From my understanding of the results, people prefer less-aesthetic websites for serious/regular usage . Perhaps this explains why advanced users prefer Gmail vs Yahoo! Mail – one focuses on simplicity and elegance while the other focuses on usability and attractiveness.

On the other hand, the study “suggests that users’ overall impression of a website could be a determinant of user satisfaction and system acceptability, even overcoming poor usability experience and poor content”

Perhaps this explains why we are okay with a not-so-great UI on the website but still use it because it has great value since it solves a “critical” issue of buying train tickets. Yet, we wouldn’t have tolerated this kind of UI for other purposes. For example, such a UI could have never worked for a survey website or a form-builder. That’s exactly why has to have such a great UI.

This reminds me of an amazing talk by Geoffrey Moore in an internal Adobe conference. He explained the different types of innovation : product leadership, customer intimacy and operational excellence, which in turn have four types each. The trick for a good company is to have aligned vectors of innovation where they have to excel, and non-aligned vectors of innovation where they have to be “good enough”.

So, in terms of websites, ideally, a website should have to either excel at content and service and be good enough at the aesthetics, or should excel at aesthetics and be good enough at content and service. It does NOT need to excel at both (but of course, it’s good if you can).

8 thoughts on “How attractive is your website?

  1. Too often usability and aesthetics are clubbed together, when in fact they’re two entirely different things.

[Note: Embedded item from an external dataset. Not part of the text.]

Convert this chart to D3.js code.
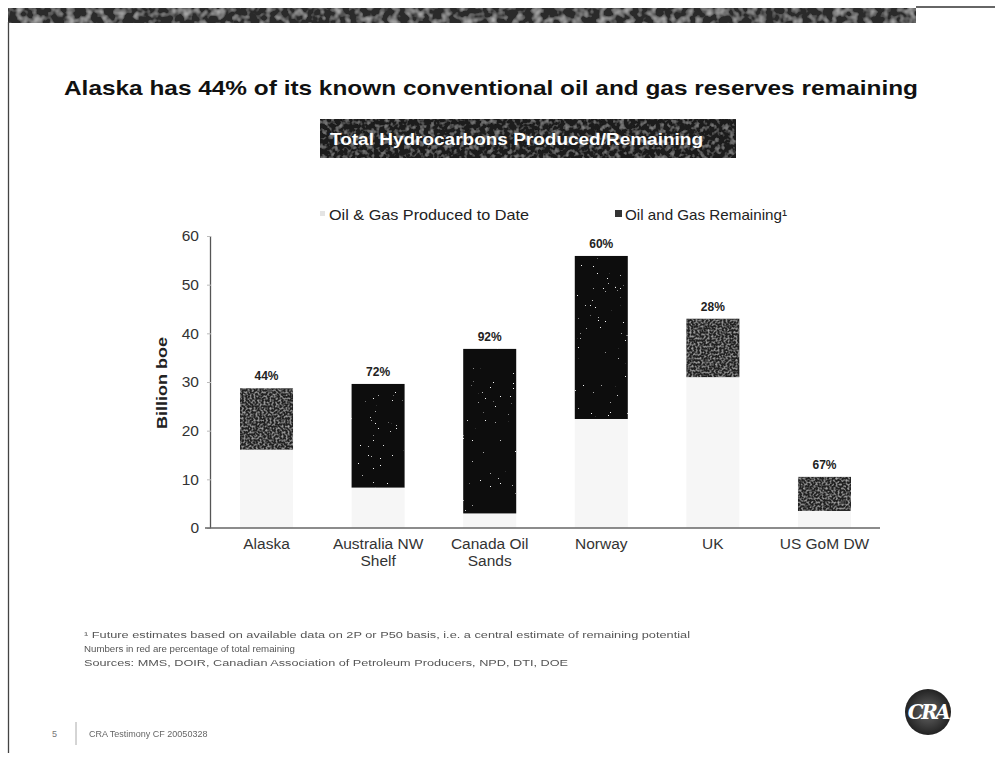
<!DOCTYPE html>
<html>
<head>
<meta charset="utf-8">
<script src="https://cdn.jsdelivr.net/npm/d3@7"></script>
<style>
  html, body { margin: 0; padding: 0; background: #fff; }
  svg { display: block; font-family: "Liberation Sans", Arial, sans-serif; }
</style>
</head>
<body>
<svg id="page" width="995" height="760"></svg>
<script>
// Hydrocarbon volumes, billion boe
const categories = ["Alaska", "Australia NW Shelf", "Canada Oil Sands", "Norway", "UK", "US GoM DW"];
const categoryLines = [["Alaska"], ["Australia NW", "Shelf"], ["Canada Oil", "Sands"], ["Norway"], ["UK"], ["US GoM DW"]];
const produced = [16.1, 8.3, 3.0, 22.4, 31.0, 3.5];
const remaining = [12.6, 21.3, 33.8, 33.5, 12.0, 7.0];
const remainingPct = ["44%", "72%", "92%", "60%", "28%", "67%"];
const yTicks = [0, 10, 20, 30, 40, 50, 60];
const seriesNames = ["Oil & Gas Produced to Date", "Oil and Gas Remaining\u00b9"];
const footnotes = [
  "\u00b9 Future estimates based on available data on 2P or P50 basis, i.e. a central estimate of remaining potential",
  "Numbers in red are percentage of total remaining",
  "Sources: MMS, DOIR, Canadian Association of Petroleum Producers, NPD, DTI, DOE"
];

const svg = d3.select("#page");
const defs = svg.append("defs");

// print-grain textures for the dark fills
function grainFilter(id, freq, seed, slope, offset, tone) {
  const f = defs.append("filter").attr("id", id)
    .attr("x", 0).attr("y", 0).attr("width", "100%").attr("height", "100%");
  f.append("feTurbulence").attr("type", "fractalNoise")
    .attr("baseFrequency", freq).attr("numOctaves", 2).attr("seed", seed).attr("result", "n");
  f.append("feColorMatrix").attr("in", "n").attr("type", "matrix")
    .attr("values", `0 0 0 0 ${tone}  0 0 0 0 ${tone}  0 0 0 0 ${tone}  0 0 0 ${slope} ${offset}`)
    .attr("result", "speck");
  f.append("feComposite").attr("in", "speck").attr("in2", "SourceGraphic")
    .attr("operator", "in").attr("result", "s2");
  const m = f.append("feMerge");
  m.append("feMergeNode").attr("in", "SourceGraphic");
  m.append("feMergeNode").attr("in", "s2");
}
grainFilter("grainSparse", 0.6, 4, 30, -23.5, 0.95);
grainFilter("grainDense", 0.5, 7, 2.0, -0.9, 0.5);
grainFilter("grainBand", 0.12, 2, 1.8, -0.8, 0.5);
grainFilter("grainBox", 0.2, 5, 1.5, -0.72, 0.4);
defs.append("filter").attr("id", "soft").append("feGaussianBlur").attr("stdDeviation", 0.5);

// page frame and header band
svg.append("rect").attr("x", 8).attr("y", 8).attr("width", 908).attr("height", 15)
  .attr("fill", "#2a2a2a").attr("filter", "url(#grainBand)");
svg.append("line").attr("x1", 916).attr("x2", 995).attr("y1", 7).attr("y2", 7)
  .attr("stroke", "#333").attr("stroke-width", 1.5);
svg.append("line").attr("x1", 8.5).attr("x2", 8.5).attr("y1", 22).attr("y2", 753)
  .attr("stroke", "#444").attr("stroke-width", 1.3);

// headline
svg.append("text").attr("x", 64).attr("y", 95)
  .attr("font-size", 21).attr("font-weight", "bold").attr("fill", "#111")
  .attr("textLength", 854).attr("lengthAdjust", "spacingAndGlyphs")
  .text("Alaska has 44% of its known conventional oil and gas reserves remaining");

// chart title box
svg.append("rect").attr("x", 320).attr("y", 119).attr("width", 416).attr("height", 39)
  .attr("fill", "#1a1a1a").attr("filter", "url(#grainBox)");
svg.append("text").attr("x", 330).attr("y", 145)
  .attr("font-size", 17).attr("font-weight", "bold").attr("fill", "#fff")
  .attr("textLength", 373).attr("lengthAdjust", "spacingAndGlyphs")
  .text("Total Hydrocarbons Produced/Remaining");

// scales
const x = d3.scaleBand().domain(categories).range([211, 880]).paddingInner(0.525).paddingOuter(0.26);
const y = d3.scaleLinear().domain([0, 60]).range([528, 236]);

const rows = categories.map((c, i) => ({
  cat: c, lines: categoryLines[i], produced: produced[i], remaining: remaining[i], pct: remainingPct[i]
}));
const stack = d3.stack().keys(["produced", "remaining"])(rows);

// legend
const legend = svg.append("g").attr("font-size", 14.5).attr("fill", "#222");
legend.append("rect").attr("x", 320).attr("y", 211).attr("width", 5).attr("height", 5).attr("fill", "#e4e4e4");
legend.append("text").attr("x", 329).attr("y", 220)
  .attr("textLength", 200).attr("lengthAdjust", "spacingAndGlyphs").text(seriesNames[0]);
legend.append("rect").attr("x", 615).attr("y", 210).attr("width", 7).attr("height", 7).attr("fill", "#333");
legend.append("text").attr("x", 625).attr("y", 220)
  .attr("textLength", 162).attr("lengthAdjust", "spacingAndGlyphs").text(seriesNames[1]);

// stacked bars: produced (pale) under remaining (dark)
const fills = ["#f6f6f6", "#0c0c0c"];
const denseBars = new Set(["Alaska", "UK", "US GoM DW"]);
stack.forEach((layer, li) => {
  svg.append("g").selectAll("rect").data(layer).join("rect")
    .attr("x", d => x(d.data.cat))
    .attr("width", x.bandwidth())
    .attr("y", d => y(d[1]))
    .attr("height", d => y(d[0]) - y(d[1]))
    .attr("fill", d => li === 1 && denseBars.has(d.data.cat) ? "#222" : fills[li])
    .attr("filter", d => li === 1 ? (denseBars.has(d.data.cat) ? "url(#grainDense)" : "url(#grainSparse)") : null);
});

// percentage remaining above each bar
svg.append("g").selectAll("text").data(stack[1]).join("text")
  .attr("x", d => x(d.data.cat) + x.bandwidth() / 2)
  .attr("y", d => y(d[1]) - 8)
  .attr("text-anchor", "middle").attr("font-size", 12).attr("font-weight", "bold").attr("fill", "#222")
  .text(d => d.data.pct);

// y axis
const yAxis = svg.append("g").attr("transform", "translate(211,0)")
  .call(d3.axisLeft(y).tickValues(yTicks).tickSize(4).tickPadding(8).tickFormat(d3.format("d")));
yAxis.select(".domain").attr("stroke", "#555").attr("stroke-width", 1.3).attr("d", "M-0.5,236V528");
yAxis.selectAll(".tick line").attr("stroke", "#bbb");
yAxis.selectAll(".tick text").attr("font-size", 15.5).attr("fill", "#333")
  .attr("font-family", "Liberation Sans, Arial, sans-serif");

svg.append("text").attr("transform", "translate(167,383) rotate(-90)")
  .attr("text-anchor", "middle").attr("font-size", 15).attr("font-weight", "bold").attr("fill", "#222")
  .attr("textLength", 92).attr("lengthAdjust", "spacingAndGlyphs")
  .text("Billion boe");

// x axis baseline and category labels
svg.append("line").attr("x1", 205).attr("x2", 880).attr("y1", y(0)).attr("y2", y(0))
  .attr("stroke", "#666").attr("stroke-width", 1.5);
const xl = svg.append("g").selectAll("text").data(rows).join("text")
  .attr("x", d => x(d.cat) + x.bandwidth() / 2)
  .attr("y", 549)
  .attr("text-anchor", "middle").attr("font-size", 15.5).attr("fill", "#333");
xl.selectAll("tspan").data(d => d.lines).join("tspan")
  .attr("x", function () { return d3.select(this.parentNode).attr("x"); })
  .attr("dy", (d, i) => i === 0 ? 0 : 17)
  .text(d => d);

// footnotes
const noteWidths = [606, 211, 484];
svg.append("g").attr("filter", "url(#soft)").selectAll("text").data(footnotes).join("text")
  .attr("x", 84).attr("y", (d, i) => 638 + i * 14)
  .attr("font-size", 8.5).attr("fill", "#555")
  .attr("textLength", (d, i) => noteWidths[i]).attr("lengthAdjust", "spacingAndGlyphs")
  .text(d => d);

// footer
svg.append("text").attr("x", 52).attr("y", 737).attr("font-size", 9).attr("fill", "#777").text("5");
svg.append("line").attr("x1", 76).attr("x2", 76).attr("y1", 722).attr("y2", 745)
  .attr("stroke", "#aaa").attr("stroke-width", 1);
svg.append("text").attr("x", 89).attr("y", 737).attr("font-size", 9).attr("fill", "#666")
  .attr("filter", "url(#soft)").text("CRA Testimony CF 20050328");

// logo
const grad = defs.append("radialGradient").attr("id", "logoGrad");
grad.append("stop").attr("offset", "0%").attr("stop-color", "#666");
grad.append("stop").attr("offset", "100%").attr("stop-color", "#222");
svg.append("circle").attr("cx", 928).attr("cy", 712).attr("r", 23).attr("fill", "url(#logoGrad)");
svg.append("text").attr("x", 928).attr("y", 719).attr("text-anchor", "middle")
  .attr("font-family", "DejaVu Serif, serif").attr("font-style", "italic").attr("font-weight", "bold")
  .attr("font-size", 20).attr("fill", "#fff").attr("letter-spacing", -2.5).text("CRA");
</script>
</body>
</html>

Google is the best example of this: I don’t think any of their stuff is aesthetically appealing — their search page in particular is as plain as one can be — but they score very high on usability in almost every product they make (take Google Talk, Google Reader, even Google Maps). You can use eye candy to cover up for poor usability, but it’s not going to fly for too long.

    Regarding IRCTC, isn’t it true that they’re a monopoly? If you’re a monopoly you can get dish out any kind of crap to your users.

  2. IMHO websites design shouldn’t matter for a blog like yours (well I know there is other stuff too here.. but blog makes 90% of it). Most users will check your website once and then subscribe to the rss feed.
    Design is an issue for websites like digg/craigslist/gmail where some sort of interaction is required.

  3. Swaroop, the design needs of blog is quite different other from other websites ,, a lot thought have to be given to your target segment in case of technical blogs I guess the quicker they can summerize the gist of the post the better.

    I tend to follow the traditional approach mentioned in one of the HCI research paper published years ago, shall see if I can dig it up for you.

  4. @Manish Well said. You’re right, usability and aesthetics are two different things.

    Regarding IRCTC, yes, it’s true that it’s a monopoly (although I heard that it won’t be for long) on online ticketing, but we still do use the website because it is useful.

    @Sridhar I disagree:

    First impressions matter.
    A significant number of readers visit the website every N days to read rather than using a feed reader (they don’t know what that is, apparently).
    The 90% is going to change in the coming months.

    @Arky The focus this time was to spotlight the content.

  5. Aesthetics of a webpage should match the content. For a subject like art, photography and such subjects, it is important to make a style statement with your web design. In fact, the style should be aligned to the subject matter. It would not be appealing to have a jazzy webpage only to blast your politicians and write about current affairs.

    My blog is a humor blog. Do visit and let me know if it is “attractive”.

  6. Happy to discover your blog.

    I would like more info on usability experience and its measurement. I am a newbie and hv done my Joomla site without knowing a bit of coding.

    Even for the content, r there some metrics? I mean how do I decide that my content is fair/satisfactory/good/excellent? (Btw, if these r dumb questions, blame it on my newbieness!!)

  7. @Gopinath The first thought that came to my mind on visiting your website was that there is not enough visual emphasis on the main content, there needs to be some kind of separation of parts :)

    @Ranjan There are no real metrics for content.

    One possible approach is to check your referrer logs and see if the searches that are leading to your website are the right kind of searches that you expect. For example, if you are writing about personal finance, are searches for, example, “personal finance howto india” leading to your website?

    Another approach is using websites such as Website Grader.

    Of course, the best approach would still be getting lot of feedback from readers and other people discussing what you have written.